--- Start ---

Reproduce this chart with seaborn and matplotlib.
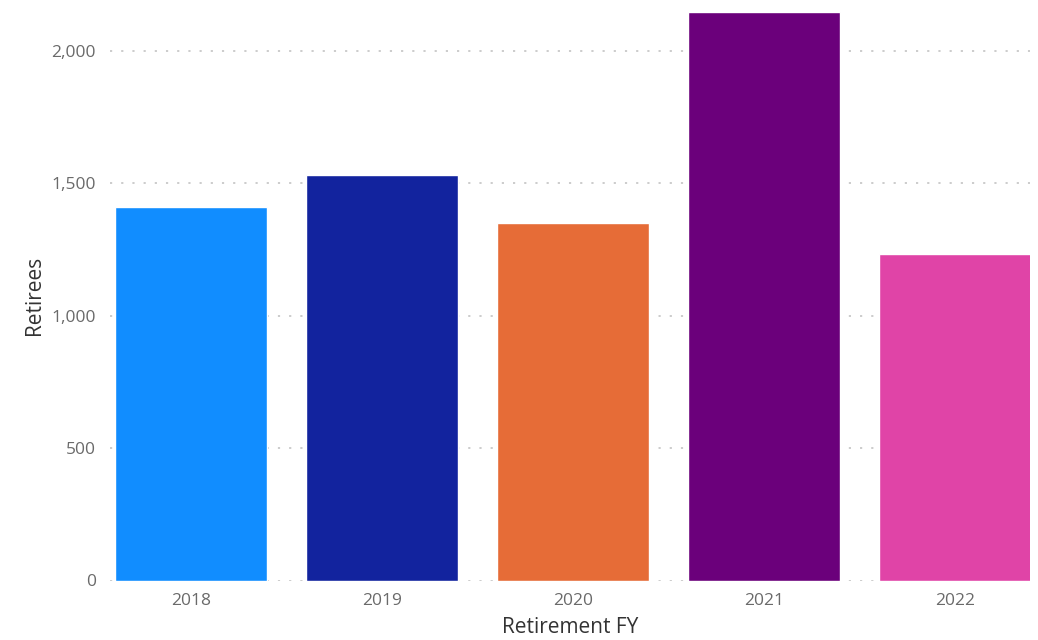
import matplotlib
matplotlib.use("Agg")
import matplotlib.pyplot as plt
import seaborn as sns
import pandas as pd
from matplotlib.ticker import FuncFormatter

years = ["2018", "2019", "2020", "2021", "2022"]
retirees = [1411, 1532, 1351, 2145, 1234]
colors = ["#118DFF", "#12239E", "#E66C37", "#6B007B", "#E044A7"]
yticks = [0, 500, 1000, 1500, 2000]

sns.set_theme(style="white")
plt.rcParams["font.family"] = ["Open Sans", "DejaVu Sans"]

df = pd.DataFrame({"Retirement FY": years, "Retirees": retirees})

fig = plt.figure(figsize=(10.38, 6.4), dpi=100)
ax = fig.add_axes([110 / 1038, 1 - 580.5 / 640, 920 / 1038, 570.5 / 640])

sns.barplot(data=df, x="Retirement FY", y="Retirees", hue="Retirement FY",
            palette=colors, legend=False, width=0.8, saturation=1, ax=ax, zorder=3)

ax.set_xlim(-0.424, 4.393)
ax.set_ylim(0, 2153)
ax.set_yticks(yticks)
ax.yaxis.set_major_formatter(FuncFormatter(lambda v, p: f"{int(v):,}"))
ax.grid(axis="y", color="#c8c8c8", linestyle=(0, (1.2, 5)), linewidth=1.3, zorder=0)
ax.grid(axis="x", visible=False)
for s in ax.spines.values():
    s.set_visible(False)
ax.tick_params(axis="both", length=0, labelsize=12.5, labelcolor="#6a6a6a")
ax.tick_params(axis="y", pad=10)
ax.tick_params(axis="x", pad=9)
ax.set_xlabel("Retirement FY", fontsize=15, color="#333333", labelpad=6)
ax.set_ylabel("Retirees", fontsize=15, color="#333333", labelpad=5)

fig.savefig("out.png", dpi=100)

--- End ---

Repeat the lines exactly as they stand, from the opening line of the data through the line with "saturation=1, ax=ax, zorder=3)". Pictures stay out of the copy.

Reproduce this chart with seaborn and matplotlib.
import matplotlib
matplotlib.use("Agg")
import matplotlib.pyplot as plt
import seaborn as sns
import pandas as pd
from matplotlib.ticker import FuncFormatter

years = ["2018", "2019", "2020", "2021", "2022"]
retirees = [1411, 1532, 1351, 2145, 1234]
colors = ["#118DFF", "#12239E", "#E66C37", "#6B007B", "#E044A7"]
yticks = [0, 500, 1000, 1500, 2000]

sns.set_theme(style="white")
plt.rcParams["font.family"] = ["Open Sans", "DejaVu Sans"]

df = pd.DataFrame({"Retirement FY": years, "Retirees": retirees})

fig = plt.figure(figsize=(10.38, 6.4), dpi=100)
ax = fig.add_axes([110 / 1038, 1 - 580.5 / 640, 920 / 1038, 570.5 / 640])

sns.barplot(data=df, x="Retirement FY", y="Retirees", hue="Retirement FY",
            palette=colors, legend=False, width=0.8, saturation=1, ax=ax, zorder=3)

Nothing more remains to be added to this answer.